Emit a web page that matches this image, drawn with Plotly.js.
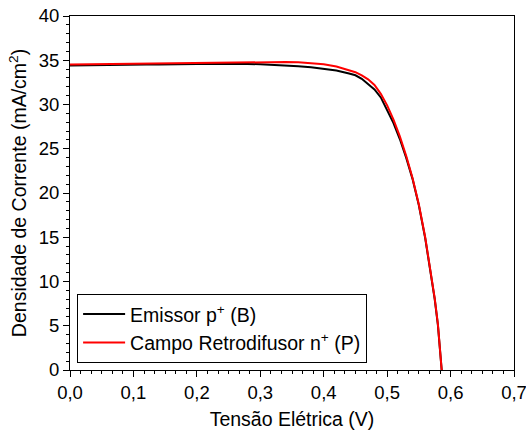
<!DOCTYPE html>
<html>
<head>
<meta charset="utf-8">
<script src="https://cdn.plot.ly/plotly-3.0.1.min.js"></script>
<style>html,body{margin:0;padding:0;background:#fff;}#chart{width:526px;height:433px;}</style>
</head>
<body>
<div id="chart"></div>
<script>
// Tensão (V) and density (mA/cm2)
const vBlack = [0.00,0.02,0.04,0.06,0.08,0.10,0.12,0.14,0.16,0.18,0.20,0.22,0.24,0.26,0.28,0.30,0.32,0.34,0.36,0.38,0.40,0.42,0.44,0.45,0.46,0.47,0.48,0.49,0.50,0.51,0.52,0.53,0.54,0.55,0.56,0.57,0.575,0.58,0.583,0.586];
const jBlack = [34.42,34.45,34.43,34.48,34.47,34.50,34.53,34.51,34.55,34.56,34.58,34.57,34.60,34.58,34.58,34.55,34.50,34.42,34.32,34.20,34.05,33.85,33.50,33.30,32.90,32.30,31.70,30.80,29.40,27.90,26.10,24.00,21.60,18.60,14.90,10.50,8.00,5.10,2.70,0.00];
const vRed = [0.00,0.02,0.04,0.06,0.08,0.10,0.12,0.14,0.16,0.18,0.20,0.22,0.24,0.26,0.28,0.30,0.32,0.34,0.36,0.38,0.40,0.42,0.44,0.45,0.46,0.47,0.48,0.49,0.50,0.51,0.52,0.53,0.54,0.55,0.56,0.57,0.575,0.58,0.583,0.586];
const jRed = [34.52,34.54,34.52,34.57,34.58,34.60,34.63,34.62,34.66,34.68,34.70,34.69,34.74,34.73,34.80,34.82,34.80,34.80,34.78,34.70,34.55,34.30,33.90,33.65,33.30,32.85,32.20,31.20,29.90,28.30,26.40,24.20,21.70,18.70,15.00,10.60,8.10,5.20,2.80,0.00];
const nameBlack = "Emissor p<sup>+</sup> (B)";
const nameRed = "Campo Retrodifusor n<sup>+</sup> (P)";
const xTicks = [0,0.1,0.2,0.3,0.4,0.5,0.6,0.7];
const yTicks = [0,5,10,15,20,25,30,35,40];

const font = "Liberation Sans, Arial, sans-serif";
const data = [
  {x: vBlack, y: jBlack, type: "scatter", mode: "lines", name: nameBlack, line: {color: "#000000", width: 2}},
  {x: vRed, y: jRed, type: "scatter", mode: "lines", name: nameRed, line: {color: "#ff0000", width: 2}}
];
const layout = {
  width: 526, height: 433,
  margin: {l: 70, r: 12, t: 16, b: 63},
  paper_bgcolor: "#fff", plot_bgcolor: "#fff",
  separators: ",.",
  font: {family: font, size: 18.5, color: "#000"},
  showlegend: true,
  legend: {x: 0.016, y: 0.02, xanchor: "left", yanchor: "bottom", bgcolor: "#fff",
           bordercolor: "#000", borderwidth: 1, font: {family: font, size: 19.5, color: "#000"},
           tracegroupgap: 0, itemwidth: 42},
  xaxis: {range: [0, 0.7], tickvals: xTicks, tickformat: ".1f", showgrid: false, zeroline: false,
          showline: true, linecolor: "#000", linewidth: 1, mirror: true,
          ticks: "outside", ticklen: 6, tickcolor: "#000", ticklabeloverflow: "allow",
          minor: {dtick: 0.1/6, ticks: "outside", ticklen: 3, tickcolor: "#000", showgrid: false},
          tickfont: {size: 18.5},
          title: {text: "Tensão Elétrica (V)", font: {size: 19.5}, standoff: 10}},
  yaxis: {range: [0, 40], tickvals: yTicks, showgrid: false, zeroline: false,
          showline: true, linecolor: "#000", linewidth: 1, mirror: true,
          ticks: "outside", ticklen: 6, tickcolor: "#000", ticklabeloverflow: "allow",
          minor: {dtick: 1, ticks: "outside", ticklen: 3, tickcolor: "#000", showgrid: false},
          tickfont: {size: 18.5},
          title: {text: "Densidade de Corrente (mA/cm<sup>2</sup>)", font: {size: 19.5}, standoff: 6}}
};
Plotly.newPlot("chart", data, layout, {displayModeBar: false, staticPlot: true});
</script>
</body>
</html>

#### [Aim]
Return the material word for word. Pictures are not part of the copy.

#### [Written reply]
Emit a web page that matches this image, drawn with Plotly.js.
<!DOCTYPE html>
<html>
<head>
<meta charset="utf-8">
<script src="https://cdn.plot.ly/plotly-3.0.1.min.js"></script>
<style>html,body{margin:0;padding:0;background:#fff;}#chart{width:526px;height:433px;}</style>
</head>
<body>
<div id="chart"></div>
<script>
// Tensão (V) and density (mA/cm2)
const vBlack = [0.00,0.02,0.04,0.06,0.08,0.10,0.12,0.14,0.16,0.18,0.20,0.22,0.24,0.26,0.28,0.30,0.32,0.34,0.36,0.38,0.40,0.42,0.44,0.45,0.46,0.47,0.48,0.49,0.50,0.51,0.52,0.53,0.54,0.55,0.56,0.57,0.575,0.58,0.583,0.586];
const jBlack = [34.42,34.45,34.43,34.48,34.47,34.50,34.53,34.51,34.55,34.56,34.58,34.57,34.60,34.58,34.58,34.55,34.50,34.42,34.32,34.20,34.05,33.85,33.50,33.30,32.90,32.30,31.70,30.80,29.40,27.90,26.10,24.00,21.60,18.60,14.90,10.50,8.00,5.10,2.70,0.00];
const vRed = [0.00,0.02,0.04,0.06,0.08,0.10,0.12,0.14,0.16,0.18,0.20,0.22,0.24,0.26,0.28,0.30,0.32,0.34,0.36,0.38,0.40,0.42,0.44,0.45,0.46,0.47,0.48,0.49,0.50,0.51,0.52,0.53,0.54,0.55,0.56,0.57,0.575,0.58,0.583,0.586];
const jRed = [34.52,34.54,34.52,34.57,34.58,34.60,34.63,34.62,34.66,34.68,34.70,34.69,34.74,34.73,34.80,34.82,34.80,34.80,34.78,34.70,34.55,34.30,33.90,33.65,33.30,32.85,32.20,31.20,29.90,28.30,26.40,24.20,21.70,18.70,15.00,10.60,8.10,5.20,2.80,0.00];
const nameBlack = "Emissor p<sup>+</sup> (B)";
const nameRed = "Campo Retrodifusor n<sup>+</sup> (P)";
const xTicks = [0,0.1,0.2,0.3,0.4,0.5,0.6,0.7];
const yTicks = [0,5,10,15,20,25,30,35,40];

const font = "Liberation Sans, Arial, sans-serif";
const data = [
  {x: vBlack, y: jBlack, type: "scatter", mode: "lines", name: nameBlack, line: {color: "#000000", width: 2}},
  {x: vRed, y: jRed, type: "scatter", mode: "lines", name: nameRed, line: {color: "#ff0000", width: 2}}
];
const layout = {
  width: 526, height: 433,
  margin: {l: 70, r: 12, t: 16, b: 63},
  paper_bgcolor: "#fff", plot_bgcolor: "#fff",
  separators: ",.",
  font: {family: font, size: 18.5, color: "#000"},
  showlegend: true,
  legend: {x: 0.016, y: 0.02, xanchor: "left", yanchor: "bottom", bgcolor: "#fff",
           bordercolor: "#000", borderwidth: 1, font: {family: font, size: 19.5, color: "#000"},
           tracegroupgap: 0, itemwidth: 42},
  xaxis: {range: [0, 0.7], tickvals: xTicks, tickformat: ".1f", showgrid: false, zeroline: false,
          showline: true, linecolor: "#000", linewidth: 1, mirror: true,
          ticks: "outside", ticklen: 6, tickcolor: "#000", ticklabeloverflow: "allow",
          minor: {dtick: 0.1/6, ticks: "outside", ticklen: 3, tickcolor: "#000", showgrid: false},
          tickfont: {size: 18.5},
          title: {text: "Tensão Elétrica (V)", font: {size: 19.5}, standoff: 10}},
  yaxis: {range: [0, 40], tickvals: yTicks, showgrid: false, zeroline: false,
          showline: true, linecolor: "#000", linewidth: 1, mirror: true,
          ticks: "outside", ticklen: 6, tickcolor: "#000", ticklabeloverflow: "allow",
          minor: {dtick: 1, ticks: "outside", ticklen: 3, tickcolor: "#000", showgrid: false},
          tickfont: {size: 18.5},
          title: {text: "Densidade de Corrente (mA/cm<sup>2</sup>)", font: {size: 19.5}, standoff: 6}}
};
Plotly.newPlot("chart", data, layout, {displayModeBar: false, staticPlot: true});
</script>
</body>
</html>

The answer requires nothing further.